**TO BE DONE**:
Restate verbatim the lines between the one holding "Clone this chart in matplotlib." and the one holding "from matplotlib.ticker import FuncFormatter", both included, and no others.

Source records:
________

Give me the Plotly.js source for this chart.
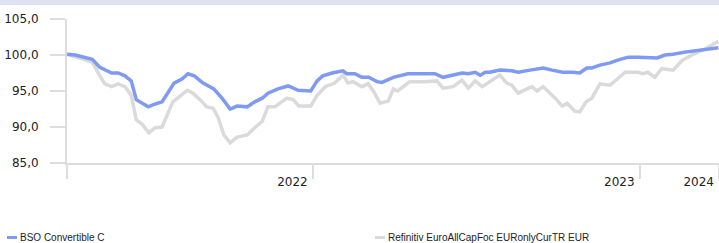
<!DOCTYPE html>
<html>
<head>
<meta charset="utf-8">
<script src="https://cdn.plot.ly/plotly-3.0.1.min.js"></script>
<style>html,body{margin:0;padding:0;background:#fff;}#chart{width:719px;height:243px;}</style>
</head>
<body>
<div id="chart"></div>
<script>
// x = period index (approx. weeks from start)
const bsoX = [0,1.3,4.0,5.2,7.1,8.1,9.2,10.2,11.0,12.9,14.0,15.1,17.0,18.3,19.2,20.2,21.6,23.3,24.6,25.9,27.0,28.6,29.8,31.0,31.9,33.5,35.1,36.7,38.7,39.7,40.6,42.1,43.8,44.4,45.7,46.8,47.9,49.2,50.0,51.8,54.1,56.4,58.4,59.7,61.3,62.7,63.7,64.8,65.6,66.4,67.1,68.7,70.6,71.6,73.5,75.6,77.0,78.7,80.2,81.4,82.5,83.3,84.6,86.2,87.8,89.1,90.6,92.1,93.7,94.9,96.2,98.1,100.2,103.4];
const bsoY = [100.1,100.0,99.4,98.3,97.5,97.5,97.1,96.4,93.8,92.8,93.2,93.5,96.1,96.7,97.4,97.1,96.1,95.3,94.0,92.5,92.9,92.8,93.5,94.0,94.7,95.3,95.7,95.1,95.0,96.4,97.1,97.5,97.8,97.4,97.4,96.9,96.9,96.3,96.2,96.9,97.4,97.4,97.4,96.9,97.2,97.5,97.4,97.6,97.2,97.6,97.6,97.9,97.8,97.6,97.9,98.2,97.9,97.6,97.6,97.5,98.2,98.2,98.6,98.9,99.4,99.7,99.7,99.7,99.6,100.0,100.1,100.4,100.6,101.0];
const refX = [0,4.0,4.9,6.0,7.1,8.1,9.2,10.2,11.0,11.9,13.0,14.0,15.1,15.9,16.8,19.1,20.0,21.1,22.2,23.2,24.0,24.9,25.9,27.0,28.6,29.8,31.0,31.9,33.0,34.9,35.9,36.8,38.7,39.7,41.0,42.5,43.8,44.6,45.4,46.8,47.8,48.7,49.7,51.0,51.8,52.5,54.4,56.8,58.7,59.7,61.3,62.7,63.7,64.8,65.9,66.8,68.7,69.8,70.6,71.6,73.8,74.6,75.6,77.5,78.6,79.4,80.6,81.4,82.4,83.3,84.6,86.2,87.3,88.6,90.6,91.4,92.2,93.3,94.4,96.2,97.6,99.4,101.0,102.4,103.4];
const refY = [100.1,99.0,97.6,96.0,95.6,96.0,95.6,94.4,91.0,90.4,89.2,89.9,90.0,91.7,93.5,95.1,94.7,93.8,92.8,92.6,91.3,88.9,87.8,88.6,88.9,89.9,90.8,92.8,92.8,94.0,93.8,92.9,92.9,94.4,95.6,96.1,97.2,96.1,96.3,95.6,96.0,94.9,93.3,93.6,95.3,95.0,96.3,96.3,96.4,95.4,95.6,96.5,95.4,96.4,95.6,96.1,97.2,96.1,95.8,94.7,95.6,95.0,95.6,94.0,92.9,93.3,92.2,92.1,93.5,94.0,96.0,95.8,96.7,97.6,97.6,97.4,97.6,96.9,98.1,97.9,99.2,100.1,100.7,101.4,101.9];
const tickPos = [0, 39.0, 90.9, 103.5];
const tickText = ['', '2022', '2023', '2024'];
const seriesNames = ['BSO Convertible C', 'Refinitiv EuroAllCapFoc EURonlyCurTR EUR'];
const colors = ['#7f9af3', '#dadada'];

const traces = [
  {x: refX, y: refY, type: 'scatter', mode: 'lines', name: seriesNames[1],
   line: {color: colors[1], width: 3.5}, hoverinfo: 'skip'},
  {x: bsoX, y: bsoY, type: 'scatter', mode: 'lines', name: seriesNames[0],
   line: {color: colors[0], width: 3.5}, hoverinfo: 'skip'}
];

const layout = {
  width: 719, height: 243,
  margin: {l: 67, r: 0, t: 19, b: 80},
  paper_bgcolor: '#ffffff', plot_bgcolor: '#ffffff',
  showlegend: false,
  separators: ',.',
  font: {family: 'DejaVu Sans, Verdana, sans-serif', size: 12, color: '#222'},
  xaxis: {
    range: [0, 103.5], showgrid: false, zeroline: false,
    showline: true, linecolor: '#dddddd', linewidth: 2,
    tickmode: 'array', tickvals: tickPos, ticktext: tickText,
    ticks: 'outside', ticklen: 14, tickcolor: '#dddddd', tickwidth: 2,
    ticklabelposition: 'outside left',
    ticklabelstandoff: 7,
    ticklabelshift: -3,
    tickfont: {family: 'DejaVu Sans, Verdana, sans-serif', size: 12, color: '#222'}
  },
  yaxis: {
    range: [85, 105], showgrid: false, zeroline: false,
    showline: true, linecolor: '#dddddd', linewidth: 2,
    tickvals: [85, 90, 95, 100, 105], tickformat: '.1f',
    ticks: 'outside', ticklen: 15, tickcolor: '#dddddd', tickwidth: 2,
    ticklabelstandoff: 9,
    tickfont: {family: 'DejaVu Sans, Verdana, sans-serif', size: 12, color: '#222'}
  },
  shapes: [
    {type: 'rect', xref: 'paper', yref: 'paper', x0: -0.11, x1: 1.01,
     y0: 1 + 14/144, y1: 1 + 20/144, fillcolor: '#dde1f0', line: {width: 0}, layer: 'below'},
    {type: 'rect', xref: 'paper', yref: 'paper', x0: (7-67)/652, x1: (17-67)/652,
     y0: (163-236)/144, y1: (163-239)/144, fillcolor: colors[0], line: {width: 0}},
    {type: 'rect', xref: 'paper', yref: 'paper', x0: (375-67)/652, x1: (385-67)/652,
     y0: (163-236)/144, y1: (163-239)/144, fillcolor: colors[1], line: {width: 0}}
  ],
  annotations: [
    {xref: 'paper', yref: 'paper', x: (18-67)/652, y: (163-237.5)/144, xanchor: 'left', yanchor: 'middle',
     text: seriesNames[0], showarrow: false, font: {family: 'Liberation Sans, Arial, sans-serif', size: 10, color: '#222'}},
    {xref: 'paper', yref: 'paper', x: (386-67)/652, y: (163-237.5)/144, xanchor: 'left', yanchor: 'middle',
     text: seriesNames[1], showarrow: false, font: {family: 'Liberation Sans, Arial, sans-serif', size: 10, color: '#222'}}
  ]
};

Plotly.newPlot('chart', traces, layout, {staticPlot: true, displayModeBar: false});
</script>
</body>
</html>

________

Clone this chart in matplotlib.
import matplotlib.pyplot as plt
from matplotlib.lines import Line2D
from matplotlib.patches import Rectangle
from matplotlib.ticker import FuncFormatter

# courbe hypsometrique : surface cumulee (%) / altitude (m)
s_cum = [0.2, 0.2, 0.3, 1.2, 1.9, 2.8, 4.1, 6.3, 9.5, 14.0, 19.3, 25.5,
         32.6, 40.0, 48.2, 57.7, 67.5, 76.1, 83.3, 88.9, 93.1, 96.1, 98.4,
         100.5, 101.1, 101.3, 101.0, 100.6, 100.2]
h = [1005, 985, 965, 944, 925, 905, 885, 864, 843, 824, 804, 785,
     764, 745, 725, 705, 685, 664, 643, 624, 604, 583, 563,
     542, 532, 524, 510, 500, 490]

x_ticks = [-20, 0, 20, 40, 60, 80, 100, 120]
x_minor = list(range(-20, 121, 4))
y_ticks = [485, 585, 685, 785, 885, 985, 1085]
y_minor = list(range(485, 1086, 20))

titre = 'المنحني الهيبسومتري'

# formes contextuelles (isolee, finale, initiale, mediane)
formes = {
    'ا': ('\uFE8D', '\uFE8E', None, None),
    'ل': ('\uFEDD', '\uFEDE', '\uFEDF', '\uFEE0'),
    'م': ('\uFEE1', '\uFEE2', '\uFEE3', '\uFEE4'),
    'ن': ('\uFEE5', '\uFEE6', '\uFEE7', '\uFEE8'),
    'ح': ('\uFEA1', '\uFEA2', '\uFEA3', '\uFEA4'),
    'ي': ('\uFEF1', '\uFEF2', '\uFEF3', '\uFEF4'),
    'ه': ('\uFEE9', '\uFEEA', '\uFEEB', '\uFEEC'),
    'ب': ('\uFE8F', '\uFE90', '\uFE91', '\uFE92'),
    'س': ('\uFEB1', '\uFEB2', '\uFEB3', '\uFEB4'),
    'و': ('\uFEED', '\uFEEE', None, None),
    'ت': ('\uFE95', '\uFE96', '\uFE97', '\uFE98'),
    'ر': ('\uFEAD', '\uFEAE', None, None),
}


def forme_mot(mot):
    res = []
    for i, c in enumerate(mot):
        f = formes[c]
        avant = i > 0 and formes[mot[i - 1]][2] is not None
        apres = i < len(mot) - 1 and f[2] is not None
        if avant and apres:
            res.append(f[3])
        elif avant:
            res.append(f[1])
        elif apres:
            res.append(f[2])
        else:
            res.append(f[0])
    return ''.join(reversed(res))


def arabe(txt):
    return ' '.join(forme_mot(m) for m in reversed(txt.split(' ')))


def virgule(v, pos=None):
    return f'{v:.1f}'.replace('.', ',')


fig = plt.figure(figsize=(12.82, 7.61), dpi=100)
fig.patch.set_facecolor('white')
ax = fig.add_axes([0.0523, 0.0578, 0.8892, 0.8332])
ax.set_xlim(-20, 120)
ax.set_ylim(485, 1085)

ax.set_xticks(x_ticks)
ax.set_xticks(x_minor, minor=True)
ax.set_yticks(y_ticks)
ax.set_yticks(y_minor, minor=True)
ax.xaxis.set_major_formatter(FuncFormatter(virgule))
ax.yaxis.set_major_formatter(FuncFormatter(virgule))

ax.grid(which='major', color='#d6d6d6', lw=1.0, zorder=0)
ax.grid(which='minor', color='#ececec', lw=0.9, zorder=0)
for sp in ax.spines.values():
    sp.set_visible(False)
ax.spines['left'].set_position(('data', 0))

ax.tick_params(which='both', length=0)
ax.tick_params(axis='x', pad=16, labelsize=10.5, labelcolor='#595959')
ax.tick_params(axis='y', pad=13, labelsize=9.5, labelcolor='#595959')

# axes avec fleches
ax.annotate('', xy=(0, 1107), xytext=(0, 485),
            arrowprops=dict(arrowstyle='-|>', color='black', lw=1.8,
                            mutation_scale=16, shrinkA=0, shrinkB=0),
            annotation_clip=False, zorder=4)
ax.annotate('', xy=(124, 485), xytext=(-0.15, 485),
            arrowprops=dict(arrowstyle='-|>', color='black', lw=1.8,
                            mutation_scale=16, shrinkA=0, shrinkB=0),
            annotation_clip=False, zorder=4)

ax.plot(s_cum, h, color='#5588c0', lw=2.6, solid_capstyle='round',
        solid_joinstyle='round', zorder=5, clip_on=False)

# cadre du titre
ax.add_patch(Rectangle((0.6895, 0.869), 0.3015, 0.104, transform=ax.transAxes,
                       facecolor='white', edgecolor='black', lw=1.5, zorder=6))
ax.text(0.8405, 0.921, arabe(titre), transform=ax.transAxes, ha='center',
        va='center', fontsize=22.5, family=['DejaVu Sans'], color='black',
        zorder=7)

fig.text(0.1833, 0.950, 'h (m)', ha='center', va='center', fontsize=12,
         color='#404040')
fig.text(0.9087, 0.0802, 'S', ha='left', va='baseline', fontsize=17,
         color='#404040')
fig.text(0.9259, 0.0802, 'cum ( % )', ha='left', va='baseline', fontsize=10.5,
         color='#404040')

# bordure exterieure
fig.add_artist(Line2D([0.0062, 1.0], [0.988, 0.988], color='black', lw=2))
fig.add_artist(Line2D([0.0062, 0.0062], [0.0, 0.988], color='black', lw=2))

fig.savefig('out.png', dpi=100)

________

**RIGHT ANSWER**:
Clone this chart in matplotlib.
import matplotlib.pyplot as plt
from matplotlib.lines import Line2D
from matplotlib.patches import Rectangle
from matplotlib.ticker import FuncFormatter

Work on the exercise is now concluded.